◆ Data shown

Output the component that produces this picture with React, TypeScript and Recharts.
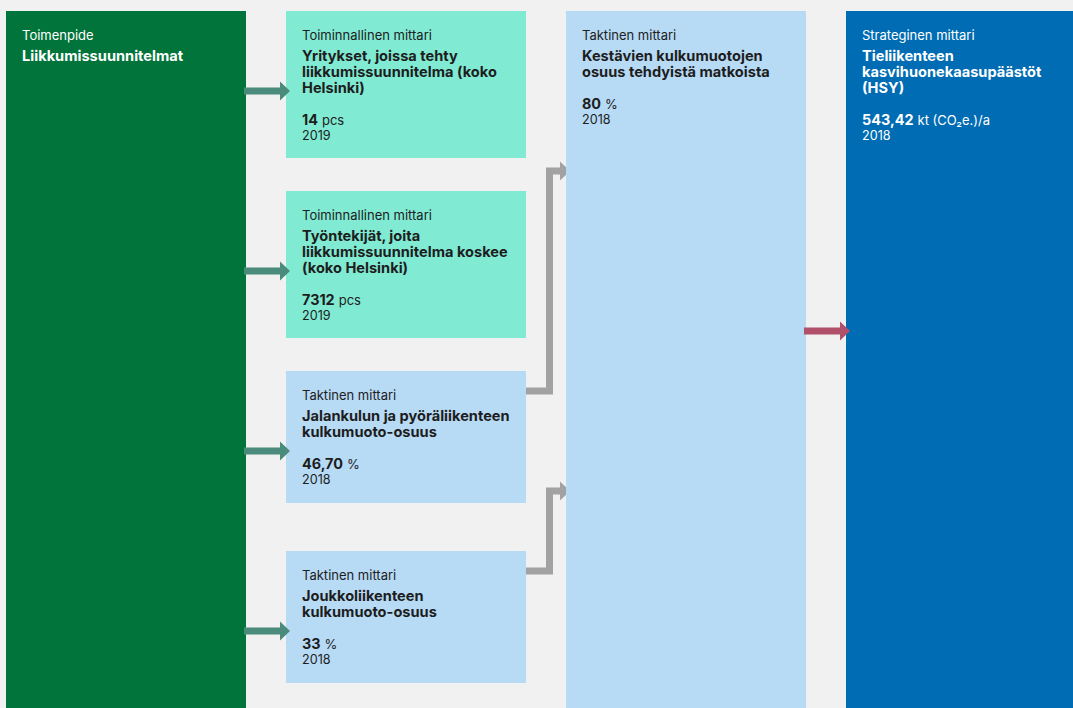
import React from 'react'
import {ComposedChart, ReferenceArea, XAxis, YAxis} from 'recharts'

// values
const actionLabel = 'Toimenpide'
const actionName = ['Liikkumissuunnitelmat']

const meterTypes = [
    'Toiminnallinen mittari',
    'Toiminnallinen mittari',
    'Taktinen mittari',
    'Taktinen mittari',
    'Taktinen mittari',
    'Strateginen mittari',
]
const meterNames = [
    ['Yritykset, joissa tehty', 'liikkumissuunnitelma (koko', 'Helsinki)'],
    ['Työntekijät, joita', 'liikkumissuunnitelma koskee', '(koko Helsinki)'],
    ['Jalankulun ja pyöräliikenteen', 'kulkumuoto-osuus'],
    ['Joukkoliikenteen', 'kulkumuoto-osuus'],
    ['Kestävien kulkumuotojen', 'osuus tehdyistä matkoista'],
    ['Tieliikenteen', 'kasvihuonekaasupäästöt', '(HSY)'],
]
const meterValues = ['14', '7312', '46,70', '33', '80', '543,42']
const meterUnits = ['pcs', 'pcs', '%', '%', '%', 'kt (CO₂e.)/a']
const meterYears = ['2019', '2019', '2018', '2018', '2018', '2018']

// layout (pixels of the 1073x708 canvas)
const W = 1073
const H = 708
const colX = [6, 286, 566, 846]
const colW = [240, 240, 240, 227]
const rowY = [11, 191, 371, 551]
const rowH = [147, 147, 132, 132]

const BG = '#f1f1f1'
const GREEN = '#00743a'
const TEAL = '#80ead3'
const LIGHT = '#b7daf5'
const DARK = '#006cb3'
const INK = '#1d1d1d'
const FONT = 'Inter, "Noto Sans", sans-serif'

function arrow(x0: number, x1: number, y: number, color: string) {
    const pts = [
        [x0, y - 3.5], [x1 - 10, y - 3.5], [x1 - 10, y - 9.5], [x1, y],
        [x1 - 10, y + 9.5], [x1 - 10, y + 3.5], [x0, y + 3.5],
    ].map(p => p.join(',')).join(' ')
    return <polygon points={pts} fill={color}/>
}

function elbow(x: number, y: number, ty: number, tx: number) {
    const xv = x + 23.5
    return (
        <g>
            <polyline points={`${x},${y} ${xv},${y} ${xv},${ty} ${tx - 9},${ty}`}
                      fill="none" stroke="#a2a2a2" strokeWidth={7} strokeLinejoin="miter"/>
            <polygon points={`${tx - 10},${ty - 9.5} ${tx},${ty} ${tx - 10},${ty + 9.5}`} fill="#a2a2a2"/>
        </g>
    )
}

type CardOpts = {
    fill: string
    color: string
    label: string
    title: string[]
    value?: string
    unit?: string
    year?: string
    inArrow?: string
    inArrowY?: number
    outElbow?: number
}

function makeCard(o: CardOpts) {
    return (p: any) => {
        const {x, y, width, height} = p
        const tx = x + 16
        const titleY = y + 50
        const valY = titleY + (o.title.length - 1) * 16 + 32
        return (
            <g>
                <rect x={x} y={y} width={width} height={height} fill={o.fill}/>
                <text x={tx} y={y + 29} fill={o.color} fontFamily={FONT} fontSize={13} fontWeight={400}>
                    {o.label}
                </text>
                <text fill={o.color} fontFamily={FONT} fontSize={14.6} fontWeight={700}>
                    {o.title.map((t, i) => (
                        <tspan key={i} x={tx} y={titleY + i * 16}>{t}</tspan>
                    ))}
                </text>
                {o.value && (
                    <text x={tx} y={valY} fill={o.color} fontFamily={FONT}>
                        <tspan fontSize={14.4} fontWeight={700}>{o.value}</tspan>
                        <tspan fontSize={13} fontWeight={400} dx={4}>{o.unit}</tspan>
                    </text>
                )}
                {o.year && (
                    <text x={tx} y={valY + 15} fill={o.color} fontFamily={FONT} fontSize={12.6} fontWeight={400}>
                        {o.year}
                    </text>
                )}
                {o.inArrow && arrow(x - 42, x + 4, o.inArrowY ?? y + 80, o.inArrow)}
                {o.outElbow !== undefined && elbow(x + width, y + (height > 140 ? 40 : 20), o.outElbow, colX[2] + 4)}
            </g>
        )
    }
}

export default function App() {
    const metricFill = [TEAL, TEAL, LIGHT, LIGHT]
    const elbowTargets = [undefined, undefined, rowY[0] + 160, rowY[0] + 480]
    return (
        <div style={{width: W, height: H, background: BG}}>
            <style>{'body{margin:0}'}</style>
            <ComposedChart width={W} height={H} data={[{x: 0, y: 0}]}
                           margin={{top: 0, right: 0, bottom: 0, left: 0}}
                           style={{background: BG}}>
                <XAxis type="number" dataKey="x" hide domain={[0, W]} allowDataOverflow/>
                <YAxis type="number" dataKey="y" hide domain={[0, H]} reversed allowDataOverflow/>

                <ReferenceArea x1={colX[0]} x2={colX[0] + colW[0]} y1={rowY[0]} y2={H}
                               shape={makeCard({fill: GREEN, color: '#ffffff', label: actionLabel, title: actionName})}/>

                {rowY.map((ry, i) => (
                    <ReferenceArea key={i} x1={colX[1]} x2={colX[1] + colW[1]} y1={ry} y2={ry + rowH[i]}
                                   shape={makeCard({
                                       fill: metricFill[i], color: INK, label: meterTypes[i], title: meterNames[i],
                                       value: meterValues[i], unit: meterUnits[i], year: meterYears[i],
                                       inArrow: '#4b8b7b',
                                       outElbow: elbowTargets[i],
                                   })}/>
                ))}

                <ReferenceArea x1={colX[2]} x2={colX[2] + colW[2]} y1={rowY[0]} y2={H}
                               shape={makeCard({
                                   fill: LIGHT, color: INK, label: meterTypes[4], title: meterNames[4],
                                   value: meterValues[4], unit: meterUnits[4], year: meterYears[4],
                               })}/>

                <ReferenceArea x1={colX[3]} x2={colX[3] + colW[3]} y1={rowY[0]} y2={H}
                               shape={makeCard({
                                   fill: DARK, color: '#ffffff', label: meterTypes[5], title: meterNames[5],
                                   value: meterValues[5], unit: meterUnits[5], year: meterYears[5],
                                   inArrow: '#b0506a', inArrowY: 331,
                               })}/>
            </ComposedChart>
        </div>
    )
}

◆ What this task involves
Omit the pictures, then repeat exactly each line from the beginning of the listing through the line with "const rowH = [147, 147, 132, 132]".

◆ Solution for this task
Output the component that produces this picture with React, TypeScript and Recharts.
import React from 'react'
import {ComposedChart, ReferenceArea, XAxis, YAxis} from 'recharts'

// values
const actionLabel = 'Toimenpide'
const actionName = ['Liikkumissuunnitelmat']

const meterTypes = [
    'Toiminnallinen mittari',
    'Toiminnallinen mittari',
    'Taktinen mittari',
    'Taktinen mittari',
    'Taktinen mittari',
    'Strateginen mittari',
]
const meterNames = [
    ['Yritykset, joissa tehty', 'liikkumissuunnitelma (koko', 'Helsinki)'],
    ['Työntekijät, joita', 'liikkumissuunnitelma koskee', '(koko Helsinki)'],
    ['Jalankulun ja pyöräliikenteen', 'kulkumuoto-osuus'],
    ['Joukkoliikenteen', 'kulkumuoto-osuus'],
    ['Kestävien kulkumuotojen', 'osuus tehdyistä matkoista'],
    ['Tieliikenteen', 'kasvihuonekaasupäästöt', '(HSY)'],
]
const meterValues = ['14', '7312', '46,70', '33', '80', '543,42']
const meterUnits = ['pcs', 'pcs', '%', '%', '%', 'kt (CO₂e.)/a']
const meterYears = ['2019', '2019', '2018', '2018', '2018', '2018']

// layout (pixels of the 1073x708 canvas)
const W = 1073
const H = 708
const colX = [6, 286, 566, 846]
const colW = [240, 240, 240, 227]
const rowY = [11, 191, 371, 551]
const rowH = [147, 147, 132, 132]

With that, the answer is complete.